▶ **Dataset content**
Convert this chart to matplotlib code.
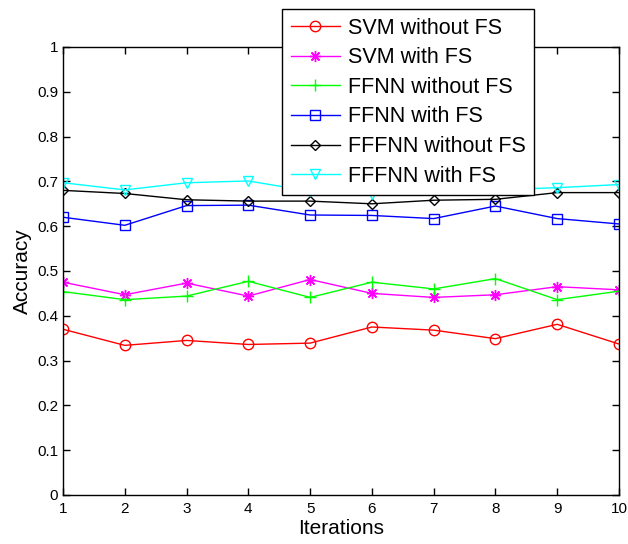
import numpy as np
import matplotlib
matplotlib.use("Agg")
import matplotlib.pyplot as plt

plt.rcParams['font.family'] = ['Liberation Sans', 'DejaVu Sans']

iterations = np.arange(1, 11)

svm_without_fs = [0.370, 0.334, 0.345, 0.336, 0.339, 0.375, 0.368, 0.349, 0.381, 0.337]
svm_with_fs = [0.475, 0.447, 0.473, 0.444, 0.481, 0.450, 0.441, 0.447, 0.465, 0.458]
ffnn_without_fs = [0.454, 0.436, 0.444, 0.477, 0.441, 0.475, 0.460, 0.483, 0.436, 0.455]
ffnn_with_fs = [0.620, 0.602, 0.646, 0.647, 0.625, 0.624, 0.617, 0.645, 0.617, 0.605]
fffnn_without_fs = [0.680, 0.673, 0.659, 0.656, 0.656, 0.650, 0.658, 0.660, 0.675, 0.675]
fffnn_with_fs = [0.697, 0.681, 0.697, 0.701, 0.678, 0.671, 0.681, 0.681, 0.686, 0.693]

# asterisk marker: 8 spokes like the MATLAB '*'
asterisk = (8, 2, 0)

series = [
    (svm_without_fs, 'SVM without FS', '#ff0000', 'o', 7.5),
    (svm_with_fs, 'SVM with FS', '#ff00ff', asterisk, 8),
    (ffnn_without_fs, 'FFNN without FS', '#00ff00', '+', 9),
    (ffnn_with_fs, 'FFNN with FS', '#0000ff', 's', 7),
    (fffnn_without_fs, 'FFFNN without FS', '#000000', 'D', 5.5),
    (fffnn_with_fs, 'FFFNN with FS', '#00ffff', 'v', 7.5),
]

fig = plt.figure(figsize=(6.28, 5.44), dpi=100)
ax = fig.add_axes([63 / 628, 49 / 544, 556 / 628, 448 / 544])

for vals, label, color, marker, ms in series:
    ax.plot(iterations, vals, color=color, marker=marker, markersize=ms,
            markerfacecolor='none', markeredgecolor=color, markeredgewidth=1.0,
            linewidth=1.0, label=label)

ax.set_xlim(1, 10)
ax.set_ylim(0, 1)
ax.set_xticks(iterations)
ax.set_yticks(np.round(np.arange(0, 1.01, 0.1), 1))
ax.set_yticklabels(['0', '0.1', '0.2', '0.3', '0.4', '0.5', '0.6', '0.7', '0.8', '0.9', '1'])
ax.tick_params(direction='in', top=True, right=True, labelsize=11, length=5, width=1)
ax.tick_params(axis='x', pad=5)
for sp in ax.spines.values():
    sp.set_linewidth(1.0)

ax.set_xlabel('Iterations', fontsize=15, labelpad=2)
ax.set_ylabel('Accuracy', fontsize=15, labelpad=4)

leg = ax.legend(loc='upper left', bbox_to_anchor=(282 / 628, 1 - 9 / 544),
                bbox_transform=fig.transFigure, fontsize=15.5, frameon=True,
                fancybox=False, framealpha=1, edgecolor='k', borderpad=0.4,
                labelspacing=0.4, handlelength=2.3, handletextpad=0.35, borderaxespad=0)
leg.get_frame().set_linewidth(1.0)

fig.savefig('out.png', dpi=100)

▶ **Objective**
Take the data above and repeat it exactly, leaving each picture out.

▶ **Problem solution**
Convert this chart to matplotlib code.
import numpy as np
import matplotlib
matplotlib.use("Agg")
import matplotlib.pyplot as plt

plt.rcParams['font.family'] = ['Liberation Sans', 'DejaVu Sans']

iterations = np.arange(1, 11)

svm_without_fs = [0.370, 0.334, 0.345, 0.336, 0.339, 0.375, 0.368, 0.349, 0.381, 0.337]
svm_with_fs = [0.475, 0.447, 0.473, 0.444, 0.481, 0.450, 0.441, 0.447, 0.465, 0.458]
ffnn_without_fs = [0.454, 0.436, 0.444, 0.477, 0.441, 0.475, 0.460, 0.483, 0.436, 0.455]
ffnn_with_fs = [0.620, 0.602, 0.646, 0.647, 0.625, 0.624, 0.617, 0.645, 0.617, 0.605]
fffnn_without_fs = [0.680, 0.673, 0.659, 0.656, 0.656, 0.650, 0.658, 0.660, 0.675, 0.675]
fffnn_with_fs = [0.697, 0.681, 0.697, 0.701, 0.678, 0.671, 0.681, 0.681, 0.686, 0.693]

# asterisk marker: 8 spokes like the MATLAB '*'
asterisk = (8, 2, 0)

series = [
    (svm_without_fs, 'SVM without FS', '#ff0000', 'o', 7.5),
    (svm_with_fs, 'SVM with FS', '#ff00ff', asterisk, 8),
    (ffnn_without_fs, 'FFNN without FS', '#00ff00', '+', 9),
    (ffnn_with_fs, 'FFNN with FS', '#0000ff', 's', 7),
    (fffnn_without_fs, 'FFFNN without FS', '#000000', 'D', 5.5),
    (fffnn_with_fs, 'FFFNN with FS', '#00ffff', 'v', 7.5),
]

fig = plt.figure(figsize=(6.28, 5.44), dpi=100)
ax = fig.add_axes([63 / 628, 49 / 544, 556 / 628, 448 / 544])

for vals, label, color, marker, ms in series:
    ax.plot(iterations, vals, color=color, marker=marker, markersize=ms,
            markerfacecolor='none', markeredgecolor=color, markeredgewidth=1.0,
            linewidth=1.0, label=label)

ax.set_xlim(1, 10)
ax.set_ylim(0, 1)
ax.set_xticks(iterations)
ax.set_yticks(np.round(np.arange(0, 1.01, 0.1), 1))
ax.set_yticklabels(['0', '0.1', '0.2', '0.3', '0.4', '0.5', '0.6', '0.7', '0.8', '0.9', '1'])
ax.tick_params(direction='in', top=True, right=True, labelsize=11, length=5, width=1)
ax.tick_params(axis='x', pad=5)
for sp in ax.spines.values():
    sp.set_linewidth(1.0)

ax.set_xlabel('Iterations', fontsize=15, labelpad=2)
ax.set_ylabel('Accuracy', fontsize=15, labelpad=4)

leg = ax.legend(loc='upper left', bbox_to_anchor=(282 / 628, 1 - 9 / 544),
                bbox_transform=fig.transFigure, fontsize=15.5, frameon=True,
                fancybox=False, framealpha=1, edgecolor='k', borderpad=0.4,
                labelspacing=0.4, handlelength=2.3, handletextpad=0.35, borderaxespad=0)
leg.get_frame().set_linewidth(1.0)

fig.savefig('out.png', dpi=100)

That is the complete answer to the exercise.